Gallagher's decision to withdraw from the race leaves Republicans facing the possibility of another close party primary.

Rep. Tom Tiffany (R-Wis.), who has represented northern Wisconsin in Congress since winning a special election in May 2020, has been consulting with Republicans across the state in preparation for a possible Senate bid.

Tiffany is an ardent supporter of former President Donald Trump and voted against certifying election results in Arizona and Pennsylvania as a member of Congress on Jan. 6, 2021.

Tiffany also joined a Republican lawsuit filed in Texas with the U.S. Supreme Court that would have thrown out Wisconsin's presidential ballots and allowed the state's Republican-controlled legislature to determine the election.

Also contemplating a Senate run are Madison businessman Eric Hovde, who lost the Republican Senate primary in 2018, Franklin industrialist Scott Mayer, and former Milwaukee County Sheriff David Clarke, a staunch Trump supporter.

Elsewhere, Senate candidacies are being considered by a number of high-profile politicians, including Rep.
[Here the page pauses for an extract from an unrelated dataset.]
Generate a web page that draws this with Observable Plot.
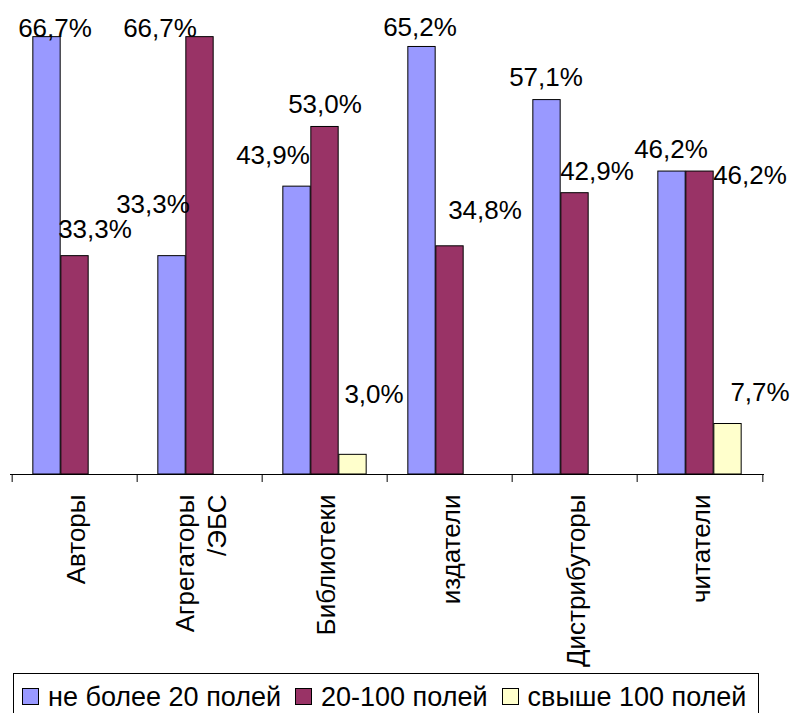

Jamie Raskin (D-Md.), who is "seriously considering" a run for retiring Sen. Ben Cardin's (D-Md.) Senate seat in 2024
Nevada Republican and Trump ally Jim Marchant in early May declared his candidacy for a Senate seat in Nevada in 2024, entering a crucial contest in the battleground state against Democratic incumbent Sen. Jacky Rosen (D-Nev.).
However, Rep. Warren Davidson (R-Ohio) and Rep. Alexandria Ocasio-Cortez (D-N.Y.) both announced in May that they would not be running for Senate in the upcoming election cycle.

Gallagher's office did not immediately respond to The Epoch Times's request for comment.

The Associated Press and Andrew Thornebrooke contributed to this report.